Following the same selection criteria used for the unenriched samples, we identify 177,246 HV reads across the panel-enriched samples, compared to 12,305 in the unenriched samples. This corresponds to an overall relative HV abundance estimate of $3.3 \times 10^{-5}$ - about double the estimate for unenriched samples of $1.87 \times 10^{-5}$. This is much lower than the HV relative abundance observed in Crits-Christoph’s enriched samples, which exceeded $10^{-2}$.
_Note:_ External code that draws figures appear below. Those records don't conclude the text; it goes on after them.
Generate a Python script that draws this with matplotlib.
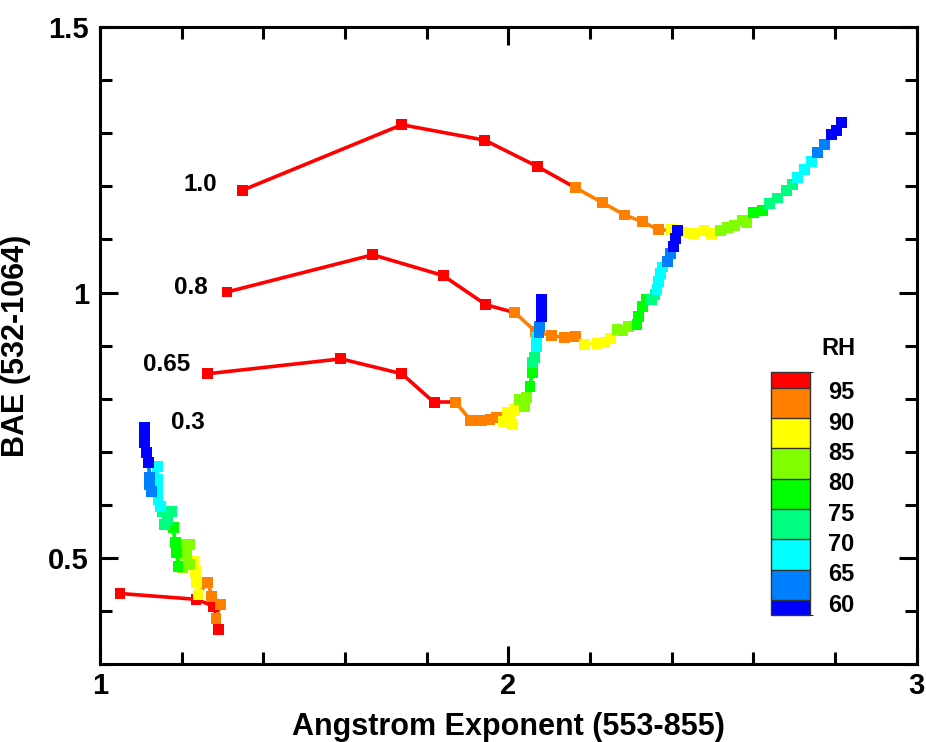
import numpy as np
import matplotlib
matplotlib.use("Agg")
import matplotlib.pyplot as plt
from matplotlib.colors import ListedColormap, BoundaryNorm
from matplotlib.collections import LineCollection
from matplotlib.cm import ScalarMappable
from matplotlib.transforms import ScaledTranslation

plt.rcParams['font.family'] = ['Liberation Sans', 'DejaVu Sans']
plt.rcParams['font.weight'] = 'bold'

# RH colour classes (60..95)
rh_bounds = [57.5, 60, 65, 70, 75, 80, 85, 90, 95, 97.5]
rh_ticks = [60, 65, 70, 75, 80, 85, 90, 95]
rh_colors = ['#0000ff', '#0080ff', '#00ffff', '#00ff80', '#00ff00',
             '#80ff00', '#ffff00', '#ff8000', '#ff0000']

# curve 1.0
ae_10 = [1.350, 1.739, 1.942, 2.072, 2.165, 2.231, 2.285, 2.329, 2.368,
         2.400, 2.430, 2.454, 2.479, 2.498, 2.520, 2.537, 2.554, 2.574, 2.584,
         2.601, 2.623, 2.640, 2.660, 2.682, 2.696, 2.709, 2.726, 2.743,
         2.758, 2.775, 2.792, 2.804, 2.816]
bae_10 = [1.193, 1.316, 1.287, 1.237, 1.197, 1.169, 1.146, 1.133, 1.118,
          1.118, 1.114, 1.112, 1.116, 1.111, 1.116, 1.122, 1.126, 1.135, 1.131,
          1.150, 1.154, 1.167, 1.178, 1.193, 1.203, 1.216, 1.231, 1.246,
          1.263, 1.278, 1.297, 1.306, 1.321]
rh_10 = [97, 96.8, 96.5, 96, 94, 93, 92, 91, 90.5,
         89, 88, 87, 86, 85.5, 84.5, 84, 83, 82, 81,
         79, 77, 74, 73, 72, 71, 69, 67, 66,
         64, 62, 59.5, 59, 58]

# curve 0.8
ae_08 = [1.311, 1.668, 1.840, 1.945, 2.016, 2.067, 2.106, 2.138, 2.165,
         2.187, 2.217, 2.236, 2.251, 2.266, 2.280, 2.295, 2.315, 2.319, 2.329,
         2.337, 2.351, 2.359, 2.364, 2.368, 2.373, 2.378, 2.390, 2.398,
         2.405, 2.410, 2.415]
bae_08 = [1.001, 1.071, 1.032, 0.977, 0.962, 0.926, 0.919, 0.915, 0.917,
          0.902, 0.904, 0.905, 0.913, 0.930, 0.928, 0.936, 0.939, 0.954, 0.973,
          0.986, 0.986, 0.996, 1.005, 1.020, 1.035, 1.048, 1.058, 1.073,
          1.086, 1.101, 1.116]
rh_08 = [97, 96.8, 96.5, 96, 94, 93, 92, 91, 90.5,
         89, 88, 87, 86, 84, 83, 82, 79, 78, 77,
         76, 74, 72, 69, 68, 67, 66, 64, 62,
         59.5, 59, 58]

# curve 0.65
ae_065 = [1.264, 1.590, 1.739, 1.818, 1.871, 1.908, 1.935, 1.955, 1.972,
          1.987, 1.999, 2.011, 2.016, 2.028, 2.040, 2.045, 2.053, 2.058,
          2.060, 2.065, 2.070, 2.070, 2.075, 2.077, 2.080, 2.082, 2.080]
bae_065 = [0.847, 0.875, 0.847, 0.793, 0.793, 0.759, 0.759, 0.761, 0.764,
           0.757, 0.774, 0.751, 0.779, 0.798, 0.785, 0.802, 0.823, 0.849,
           0.868, 0.877, 0.898, 0.915, 0.924, 0.936, 0.954, 0.973, 0.986]
rh_065 = [97, 96.8, 96.5, 96, 94, 93, 92, 91, 90.5,
          89, 88, 87, 86, 84, 83, 81, 79, 77,
          74, 72, 69, 67, 64, 62, 59.5, 59, 58]

# curve 0.3
ae_03 = [1.049, 1.235, 1.279, 1.291, 1.284, 1.296, 1.274, 1.264,
         1.240, 1.237, 1.233, 1.228, 1.220, 1.201, 1.213, 1.220, 1.201,
         1.191, 1.188, 1.184, 1.179, 1.166, 1.159, 1.176, 1.154,
         1.147, 1.142, 1.142, 1.140, 1.140, 1.127, 1.122, 1.122,
         1.118, 1.113, 1.110, 1.110, 1.110]
bae_03 = [0.433, 0.422, 0.409, 0.365, 0.386, 0.413, 0.428, 0.454,
          0.431, 0.454, 0.475, 0.493, 0.488, 0.482, 0.507, 0.525, 0.525,
          0.484, 0.510, 0.529, 0.557, 0.572, 0.563, 0.587, 0.587,
          0.597, 0.610, 0.629, 0.648, 0.672, 0.625, 0.638, 0.651,
          0.680, 0.699, 0.717, 0.736, 0.746]
rh_03 = [97, 96.5, 96, 95.5, 94, 93, 92, 91,
         89, 88, 87, 86, 84.5, 84, 83, 82, 81,
         79.5, 78, 77, 76, 74, 73, 72, 71,
         69.5, 69, 68, 67, 66, 64, 63, 62,
         59.5, 59, 58.5, 58, 57.8]

curve_names = ['1.0', '0.8', '0.65', '0.3']
label_x = [1.245, 1.223, 1.164, 1.215]
label_y = [1.203, 1.009, 0.864, 0.755]

cmap = ListedColormap(rh_colors)
norm = BoundaryNorm(rh_bounds, cmap.N)

fig = plt.figure(figsize=(9.26, 7.42), dpi=100)
ax = fig.add_axes([0.108, 0.105, 0.882, 0.8585])

curves = [(ae_10, bae_10, rh_10), (ae_08, bae_08, rh_08),
          (ae_065, bae_065, rh_065), (ae_03, bae_03, rh_03)]
for ae, bae, rh in curves:
    pts = np.column_stack([ae, bae])
    segs = np.stack([pts[:-1], pts[1:]], axis=1)
    lc = LineCollection(segs, colors=cmap(norm(np.array(rh[:-1]))), linewidths=2.6,
                        capstyle='round', zorder=2)
    ax.add_collection(lc)
    ax.scatter(ae, bae, c=rh, cmap=cmap, norm=norm, marker='s', s=62,
               edgecolors='none', zorder=3)

for name, lx, ly in zip(curve_names, label_x, label_y):
    ax.text(lx, ly, name, ha='center', va='center', fontsize=17.5, fontweight='bold')

ax.set_xlim(1, 3)
ax.set_ylim(0.3, 1.5)
ax.set_xticks([1, 2, 3])
ax.set_xticklabels(['1', '2', '3'])
ax.set_xticks(np.arange(1, 3.01, 0.2), minor=True)
ax.set_yticks([0.5, 1, 1.5])
ax.set_yticklabels(['0.5', '1', '1.5'])
ax.set_yticks(np.arange(0.3, 1.501, 0.1), minor=True)
ax.tick_params(which='both', direction='in', top=True, right=True, width=2.2,
               labelsize=21)
ax.tick_params(which='major', length=13)
ax.tick_params(which='minor', length=8.5)
ax.tick_params(axis='x', pad=6)
ax.tick_params(axis='y', pad=8)
for sp in ax.spines.values():
    sp.set_linewidth(2.2)

ax.set_xlabel('Angstrom Exponent (553-855)', fontsize=22, fontweight='bold', labelpad=8)
ax.set_ylabel('BAE (532-1064)', fontsize=22, fontweight='bold', labelpad=12)

# RH colour bar
cax = ax.inset_axes([0.821, 0.077, 0.048, 0.381])
sm = ScalarMappable(norm=norm, cmap=cmap)
cb = fig.colorbar(sm, cax=cax, spacing='proportional', ticks=rh_ticks, drawedges=True)
cb.ax.tick_params(length=0, labelsize=17, pad=13)
for lbl in cb.ax.get_yticklabels():
    lbl.set_transform(lbl.get_transform() + ScaledTranslation(0, -2 / 72, fig.dpi_scale_trans))
cb.outline.set_linewidth(1)
cb.outline.set_edgecolor('#333333')
cb.dividers.set_linewidth(1)
cb.dividers.set_color('#333333')
ax.text(2.809, 0.895, 'RH', ha='center', va='center', fontsize=17, fontweight='bold')

fig.savefig('out.png', dpi=100)
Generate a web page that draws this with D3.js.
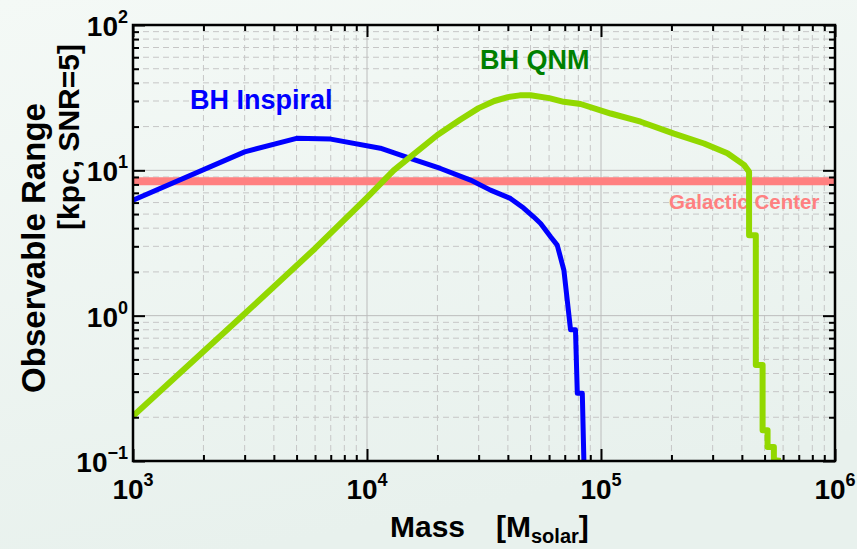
<!DOCTYPE html>
<html>
<head>
<meta charset="utf-8">
<script src="https://cdn.jsdelivr.net/npm/d3@7"></script>
<style>
    body { margin: 0; background: #eef5f1; }
    svg text { font-family: "Liberation Sans", Arial, sans-serif; font-weight: bold; }
</style>
</head>
<body>
<div id="chart"></div>
<script>
// BH inspiral range vs. mass
const inspiralMass  = [1000, 3000, 5000, 7000, 11400, 15300, 20600, 27700, 33700, 41000, 46700,
                       51500, 55200, 60900, 65000, 69400, 74100, 77800, 79200, 83200, 84500];
const inspiralRange = [6.24, 13.4, 16.6, 16.4, 14.2, 12.1, 10.3, 8.57, 7.31, 6.41, 5.50,
                       4.79, 4.31, 3.49, 3.06, 2.06, 0.80, 0.80, 0.292, 0.292, 0.1];

// BH quasi-normal mode range vs. mass
const qnmMass  = [1000, 3000, 6000, 10000, 13000, 20000, 25000, 30000, 35000, 40000, 45000, 50000,
                  60000, 69300, 81800, 110000, 147700, 205000, 275600, 346900, 408500, 429300,
                  429300, 458800, 458800, 490400, 490400, 515000, 515000, 548000, 548000, 586000];
const qnmRange = [0.204, 1.03, 2.9, 6.5, 10, 17.5, 22.3, 26.8, 30.0, 31.9, 32.8, 32.9,
                  31.4, 29.6, 28.6, 24.6, 21.6, 17.9, 15.3, 13.1, 10.9, 9.77,
                  3.58, 3.58, 0.457, 0.457, 0.163, 0.163, 0.125, 0.125, 0.1016, 0.1];

const galacticCenter = 8.4;

const xMajor = [1e3, 1e4, 1e5, 1e6];
const xExp = ["3", "4", "5", "6"];
const yMajor = [1e-1, 1e0, 1e1, 1e2];
const yExp = ["\u22121", "0", "1", "2"];

const minorsOf = majors => majors.slice(0, -1).flatMap(d => d3.range(2, 10).map(k => d * k));

function drawChart() {
    const W = 857, H = 549;
    const margin = {top: 25, right: 22, bottom: 88, left: 133},
        width = W - margin.left - margin.right,
        height = H - margin.top - margin.bottom;

    const svg = d3.select("#chart")
        .append("svg")
            .attr("width", W)
            .attr("height", H);

    const defs = svg.append("defs");
    const grad = defs.append("linearGradient")
        .attr("id", "bg")
        .attr("x1", "0").attr("y1", "0").attr("x2", "0.3").attr("y2", "1");
    grad.append("stop").attr("offset", "0").attr("stop-color", "#f4f9f6");
    grad.append("stop").attr("offset", "1").attr("stop-color", "#e8f1ed");

    defs.append("clipPath").attr("id", "plotclip")
        .append("rect").attr("width", width).attr("height", height);

    svg.append("rect")
        .attr("width", W).attr("height", H)
        .attr("fill", "url(#bg)");

    const g = svg.append("g")
        .attr("transform", "translate(" + margin.left + "," + margin.top + ")");

    const x = d3.scaleLog().domain([1e3, 1e6]).range([0, width]);
    const y = d3.scaleLog().domain([0.1, 100]).range([height, 0]);

    const xMinor = minorsOf(xMajor);
    const yMinor = minorsOf(yMajor);

    // grid
    g.selectAll(".vgrid-minor")
        .data(xMinor)
        .join("line")
            .attr("x1", d => x(d)).attr("x2", d => x(d))
            .attr("y1", 0).attr("y2", height)
            .attr("stroke", "#c6c6c6").attr("stroke-dasharray", "6,4");
    g.selectAll(".hgrid-minor")
        .data(yMinor)
        .join("line")
            .attr("y1", d => y(d)).attr("y2", d => y(d))
            .attr("x1", 0).attr("x2", width)
            .attr("stroke", "#c6c6c6").attr("stroke-dasharray", "6,4");
    g.selectAll(".vgrid")
        .data(xMajor)
        .join("line")
            .attr("x1", d => x(d)).attr("x2", d => x(d))
            .attr("y1", 0).attr("y2", height)
            .attr("stroke", "#bcbcbc");
    g.selectAll(".hgrid")
        .data(yMajor)
        .join("line")
            .attr("y1", d => y(d)).attr("y2", d => y(d))
            .attr("x1", 0).attr("x2", width)
            .attr("stroke", "#bcbcbc");

    // galactic center line
    g.append("line")
        .attr("x1", 0).attr("x2", width)
        .attr("y1", y(galacticCenter)).attr("y2", y(galacticCenter))
        .attr("stroke", "#ff8080")
        .attr("stroke-width", 8);

    g.append("text")
        .attr("x", 536).attr("y", 184)
        .style("font-size", "20.5px")
        .style("fill", "#ff8080")
        .text("Galactic Center");

    const line = d3.line()
        .x(d => x(d[0]))
        .y(d => y(d[1]));

    const curves = g.append("g").attr("clip-path", "url(#plotclip)");

    curves.append("path")
        .datum(d3.zip(inspiralMass, inspiralRange))
        .attr("d", line)
        .attr("fill", "none")
        .attr("stroke", "#0000ff")
        .attr("stroke-width", 5)
        .attr("stroke-linejoin", "round");

    curves.append("path")
        .datum(d3.zip(qnmMass, qnmRange))
        .attr("d", line)
        .attr("fill", "none")
        .attr("stroke", "#92d800")
        .attr("stroke-width", 6)
        .attr("stroke-linejoin", "round");

    // ticks on all four sides, pointing inward
    const tickAxis = (axisFn, scale, values, size, transform) => {
        const a = g.append("g")
            .attr("transform", transform)
            .call(axisFn(scale).tickValues(values).tickSizeInner(-size).tickSizeOuter(0).tickFormat(""));
        a.select(".domain").remove();
        a.selectAll(".tick line").attr("stroke", "#000").attr("stroke-width", 2);
    };
    tickAxis(d3.axisBottom, x, xMajor, 12, "translate(0," + height + ")");
    tickAxis(d3.axisBottom, x, xMinor, 6, "translate(0," + height + ")");
    tickAxis(d3.axisTop, x, xMajor, 12, "translate(0,0)");
    tickAxis(d3.axisTop, x, xMinor, 6, "translate(0,0)");
    tickAxis(d3.axisLeft, y, yMajor, 12, "translate(0,0)");
    tickAxis(d3.axisLeft, y, yMinor, 6, "translate(0,0)");
    tickAxis(d3.axisRight, y, yMajor, 12, "translate(" + width + ",0)");
    tickAxis(d3.axisRight, y, yMinor, 6, "translate(" + width + ",0)");

    // frame
    g.append("rect")
        .attr("width", width).attr("height", height)
        .attr("fill", "none")
        .attr("stroke", "#000")
        .attr("stroke-width", 2.5);

    // tick labels
    const xl = g.selectAll(".xlabel")
        .data(xMajor)
        .join("text")
            .attr("class", "xlabel")
            .attr("x", d => x(d))
            .attr("y", height + 38)
            .attr("text-anchor", "middle")
            .style("font-size", "28px")
            .style("fill", "#000");
    xl.append("tspan").text("10");
    xl.append("tspan").attr("dy", -13).style("font-size", "18px").text((d, i) => xExp[i]);

    const yl = g.selectAll(".ylabel")
        .data(yMajor)
        .join("text")
            .attr("class", "ylabel")
            .attr("x", -5)
            .attr("y", d => y(d) + 11)
            .attr("text-anchor", "end")
            .style("font-size", "28px")
            .style("fill", "#000");
    yl.append("tspan").text("10");
    yl.append("tspan").attr("dy", -13).style("font-size", "18px").text((d, i) => yExp[i]);

    // series labels
    g.append("text")
        .attr("x", 57).attr("y", 84)
        .style("font-size", "27px")
        .style("fill", "#0000ff")
        .text("BH Inspiral");

    g.append("text")
        .attr("x", 347).attr("y", 44)
        .style("font-size", "27px")
        .style("fill", "#008000")
        .text("BH QNM");

    // axis titles
    const xt = svg.append("text")
        .attr("x", 390).attr("y", 537)
        .style("font-size", "30px")
        .style("fill", "#000");
    xt.append("tspan").text("Mass");
    xt.append("tspan").attr("x", 496).text("[M");
    xt.append("tspan").attr("dy", 6).style("font-size", "20px").text("solar");
    xt.append("tspan").attr("dy", -6).text("]");

    svg.append("text")
        .attr("transform", "translate(45,248) rotate(-90)")
        .attr("text-anchor", "middle")
        .style("font-size", "33px")
        .style("fill", "#000")
        .text("Observable Range");

    svg.append("text")
        .attr("transform", "translate(79,137) rotate(-90)")
        .attr("text-anchor", "middle")
        .style("font-size", "30px")
        .style("fill", "#000")
        .text("[kpc, SNR=5]");
}

drawChart();
</script>
</body>
</html>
Panel-enriched relative abundance for individual treatment plants varied from $9.3 \times 10^{-6}$ to $1.6 \times 10^{-4}$, with enrichment factors compared to unenriched samples from the same plant ranging from $1\times$ (HTP) to $12\times$ (ESC). Overall, this seems like a relatively disappointing showing for panel-enrichment compared to some other datasets we’ve seen.

Code

# Get raw read counts
read_counts_raw <- basic_stats %>% filter(stage == "raw_concat") %>% 
  select(sample, location, enrichment, date, n_reads_raw = n_read_pairs)
read_counts_raw_old <- basic_stats_old %>% filter(stage == "raw_concat") %>% 
  select(sample, location, enrichment, date, n_reads_raw = n_read_pairs)
read_counts_raw_mrg <- bind_rows(read_counts_raw, read_counts_raw_old)

# Get HV read counts & RA
read_counts_hv_mrg <- mrg %>% group_by(sample, location, enrichment) %>%
  count(name = "n_reads_hv")
read_counts <- read_counts_raw_mrg %>%
  left_join(read_counts_hv_mrg, by=c("sample", "location", "enrichment")) %>%
  mutate(n_reads_hv = replace_na(n_reads_hv, 0),
         p_reads_hv = n_reads_hv/n_reads_raw)

# Aggregate by location
read_counts_loc <- read_counts %>% group_by(location, enrichment) %>%
  summarize(n_reads_raw = sum(n_reads_raw),
            n_reads_hv = sum(n_reads_hv), .groups = "drop") %>%
  mutate(p_reads_hv = n_reads_hv/n_reads_raw)
read_counts_total <- read_counts_loc %>% group_by(enrichment) %>%
  summarize(n_reads_raw = sum(n_reads_raw),
            n_reads_hv = sum(n_reads_hv)) %>%
  mutate(p_reads_hv = n_reads_hv/n_reads_raw,
         location = "All locations")
read_counts_agg <- read_counts_loc %>% mutate(location = as.character(location)) %>%
  bind_rows(read_counts_total) %>%
  mutate(location = fct_inorder(location))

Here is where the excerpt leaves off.